Purpose: The genomic region 17q21 is frequently associated with microsatellite instability and LOH in cancer, including gastric and colorectal carcinomas. This region contains several putative tumor suppressor genes, including Brca1, NM23, prohibitin, and spinophilin (Spn, PPP1R9B, neurabin II). The scaffold protein Spn is one of the regulatory subunits of phosphatase-1 (PP1) that targets PP1 to distinct subcellular locations and couples PP1 to its target. Thus, Spn may alter cell-cycle progression via the regulation of the phosphorylation status of the retinoblastoma protein, a direct target of PP1. Therefore, we analyzed whether Spn levels were reduced in colorectal carcinomas and whether Spn levels correlated with prognosis or response to therapy. Experimental Design: By means of immunohistochemistry or quantitative PCR, we studied the levels of Spn in stages II, III, and IV colorectal carcinoma tumors and correlated to other clinicopathologic features as well as prognosis or response to therapy. Results: Spn was lost in a percentage of human gastric, small intestine, and colorectal carcinomas. In patients with colorectal carcinoma, tumoral Spn downregulation correlated with a more aggressive histologic phenotype (poorer tumor differentiation and higher proliferative Ki67 index). Consistent with this observation, lower Spn protein expression levels were associated with faster relapse and poorer survival in patients with stage III colorectal carcinoma, particularly among those receiving adjuvant fluoropyrimidine therapy. We validated this result in an independent cohort of patients with metastatic colorectal carcinoma treated with standard chemotherapy. Although patients that achieved an objective tumor response exhibited Spn levels similar to nontumoral tissue, nonresponding patients showed a significant reduction in Spn mRNA levels. Conclusions: Our data suggest that Spn downregulation contributes to a more aggressive biologic behavior, induces chemoresistance, and is associated with a poorer survival in patients with advanced stages of colorectal carcinoma. Clin Cancer Res; 19(14); 3925–35. ©2013 AACR.

Loss of the tumor suppressor spinophilin (PPP1R9B) increases the cancer stem cell population in breast tumors

The spinophilin (Spn, PPP1R9B) gene is located at 17q21.33, a region frequently associated with microsatellite instability and loss of heterozygosity, especially in breast tumors.
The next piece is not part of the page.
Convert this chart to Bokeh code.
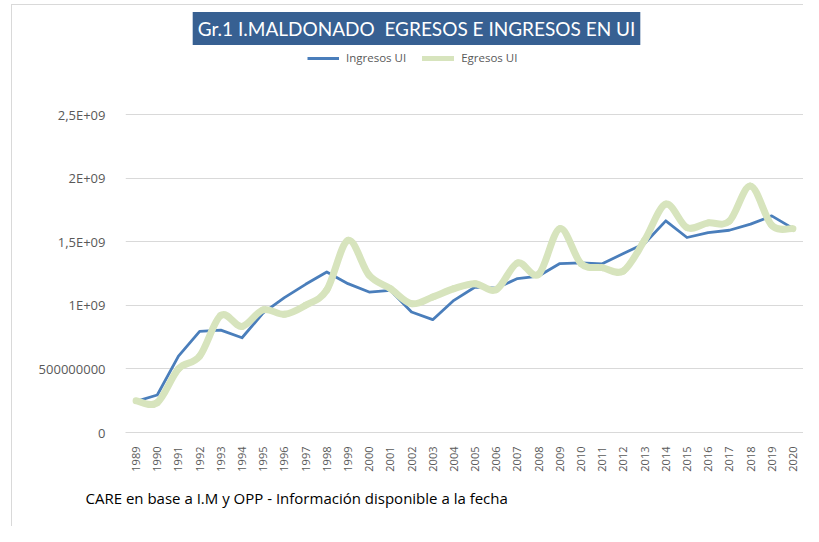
from bokeh.plotting import figure
from bokeh.models import (ColumnDataSource, FixedTicker, Label, Legend, LegendItem, Range1d, Title)
from bokeh.embed import file_html
from bokeh.resources import INLINE
from math import pi

years = list(range(1989, 2021))
ingresos = [2.45e8, 2.95e8, 6.0e8, 7.95e8, 8.05e8, 7.45e8, 9.4e8, 1.06e9, 1.165e9, 1.262e9,
            1.17e9, 1.104e9, 1.118e9, 9.47e8, 8.87e8, 1.039e9, 1.144e9, 1.135e9, 1.21e9, 1.23e9,
            1.328e9, 1.333e9, 1.326e9, 1.407e9, 1.486e9, 1.664e9, 1.533e9, 1.572e9, 1.59e9, 1.638e9,
            1.703e9, 1.605e9]
egresos = [2.5e8, 2.35e8, 5.0e8, 6.0e8, 9.2e8, 8.34e8, 9.65e8, 9.29e8, 1.0e9, 1.12e9,
           1.51e9, 1.236e9, 1.131e9, 1.013e9, 1.065e9, 1.131e9, 1.17e9, 1.123e9, 1.333e9, 1.244e9,
           1.603e9, 1.328e9, 1.296e9, 1.27e9, 1.512e9, 1.795e9, 1.611e9, 1.648e9, 1.661e9, 1.937e9,
           1.629e9, 1.603e9]
y_ticks = [0, 5e8, 1e9, 1.5e9, 2e9, 2.5e9]
y_tick_labels = ["0", "500000000", "1E+09", "1,5E+09", "2E+09", "2,5E+09"]

title_text = "Gr.1 I.MALDONADO\u00a0 EGRESOS E INGRESOS EN UI"
footer_text = "CARE en base a I.M y OPP - Información disponible a la fecha"

BLUE = "#4a7ebb"
GREEN = "#d7e4bd"
GRAY = "#595959"
FONT = "Open Sans"

# frame spans the whole top of the canvas; 2.5E+09 sits 318px above the axis
FRAME_H = 432
Y_END = 2.5e9 * FRAME_H / 318.0

p = figure(width=803, height=526, output_backend="svg", toolbar_location=None, title=None,
           x_range=Range1d(1988.5, 2020.5), y_range=Range1d(0, Y_END),
           min_border_left=125, min_border_right=0, min_border_top=0, min_border_bottom=94)
p.outline_line_color = None
p.border_fill_color = None
p.background_fill_color = None
# light grey chart-area border (left and top), drawn as page background behind the canvas
p.styles = {
    "background": ("linear-gradient(#d9d9d9, #d9d9d9) 11px 4px / 1px 100% no-repeat, "
                   "linear-gradient(#d9d9d9, #d9d9d9) 11px 4px / 100% 1px no-repeat, #ffffff"),
}

# Egresos: smoothed line (Catmull-Rom style bezier segments built from the data)
n = len(years)
x0, y0, x1, y1, cx0, cy0, cx1, cy1 = [], [], [], [], [], [], [], []
for i in range(n - 1):
    im1 = max(i - 1, 0)
    ip2 = min(i + 2, n - 1)
    x0.append(years[i]); y0.append(egresos[i])
    x1.append(years[i + 1]); y1.append(egresos[i + 1])
    cx0.append(years[i] + (years[i + 1] - years[im1]) / 6.0)
    cy0.append(egresos[i] + (egresos[i + 1] - egresos[im1]) / 6.0)
    cx1.append(years[i + 1] - (years[ip2] - years[i]) / 6.0)
    cy1.append(egresos[i + 1] - (egresos[ip2] - egresos[i]) / 6.0)
bez_src = ColumnDataSource(dict(x0=x0, y0=y0, x1=x1, y1=y1, cx0=cx0, cy0=cy0, cx1=cx1, cy1=cy1))

p.line(years, ingresos, line_color=BLUE, line_width=2.8, line_join="round")
p.bezier(x0="x0", y0="y0", x1="x1", y1="y1", cx0="cx0", cy0="cy0", cx1="cx1", cy1="cy1",
         source=bez_src, line_color=GREEN, line_width=7, line_cap="round")

# legend proxies (single point: nothing visible in the plot, but the legend glyph is drawn)
r_in = p.line(x=years[:1], y=ingresos[:1], line_color=BLUE, line_width=3)
r_eg = p.line(x=years[:1], y=egresos[:1], line_color=GREEN, line_width=5, line_cap="round")
legend = Legend(items=[LegendItem(label="Ingresos UI", renderers=[r_in]),
                       LegendItem(label="Egresos UI", renderers=[r_eg])],
                orientation="horizontal", location=(182, 367),
                border_line_color=None, background_fill_alpha=0,
                padding=0, margin=0, spacing=16, glyph_width=32, glyph_height=12,
                label_height=12, label_standoff=7,
                label_text_font=FONT, label_text_font_size="11.5px", label_text_color=GRAY)
p.add_layout(legend, "center")

# axes
p.xaxis.ticker = FixedTicker(ticks=years)
p.xaxis.major_label_orientation = pi / 2
p.xaxis.major_label_text_font = FONT
p.xaxis.major_label_text_font_size = "11px"
p.xaxis.major_label_text_color = GRAY
p.xaxis.major_label_standoff = 8
p.xaxis.axis_line_color = "#d9d9d9"
p.xaxis.major_tick_line_color = None
p.xaxis.minor_tick_line_color = None

p.yaxis.ticker = FixedTicker(ticks=y_ticks)
p.yaxis.major_label_overrides = {t: l for t, l in zip(y_ticks, y_tick_labels)}
p.yaxis.major_label_text_font = FONT
p.yaxis.major_label_text_font_size = "13px"
p.yaxis.major_label_text_color = GRAY
p.yaxis.major_label_standoff = 14
p.yaxis.axis_line_color = None
p.yaxis.major_tick_line_color = None
p.yaxis.minor_tick_line_color = None

p.xgrid.grid_line_color = None
p.ygrid.grid_line_color = "#d9d9d9"
p.ygrid.grid_line_width = 1

# title band
p.add_layout(Label(x=291, y=404, x_units="screen", y_units="screen", text=title_text,
                   text_align="center", text_baseline="middle", text_color="white",
                   text_font="Lato", text_font_size="19px",
                   background_fill_color="#376092", padding=5))
# footer (below the axis)
p.add_layout(Title(text=footer_text, align="left", offset=-40, standoff=22,
                   text_color="#000000", text_font=FONT, text_font_size="15px",
                   text_font_style="normal"), "below")

open("out.html", "w").write(file_html(p, INLINE))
Spn is a regulatory subunit of phosphatase1a (PP1), which targets the catalytic subunit to distinct subcellular locations. Spn downregulation reduces PPP1CA activity against the retinoblastoma protein, pRb, thereby maintaining higher levels of phosphorylated pRb. This effect contributes to an increase in the tumorigenic properties of cells in certain contexts. Here, we explored the mechanism of how Spn downregulation contributes to the malignant phenotype and poor prognosis in breast tumors and found an increase in the stemness phenotype. Analysis of human breast tumors showed that Spn mRNA and protein are reduced or lost in 15% of carcinomas, correlating with a worse prognosis, a more aggressive tumor phenotype and triple-negative tumors, whereas luminal tumors showed high Spn levels. Downregulation of Spn by shRNA increased the stemness properties along with the expression of stem-related genes (Sox2, KLF4, Nanog and OCT4), whereas ectopic overexpression of Spn cDNA reduced these properties. Breast tumor stem cells appeared to have low levels of Spn mRNA, and Spn loss correlated with increased stem-like cell appearance in breast tumors as indicated by an increase in CD44+/CD24- cells. A reduction of the levels of PPP1CA mimicked the cancer stem-like cell phenotype of Spn downregulation, suggesting that the mechanism of Spn involves PP1a. These increased cancer stem cell-like properties with reduced Spn might account for the malignant phenotype observed in Spn-loss tumors and may contribute to a worse patient prognosis.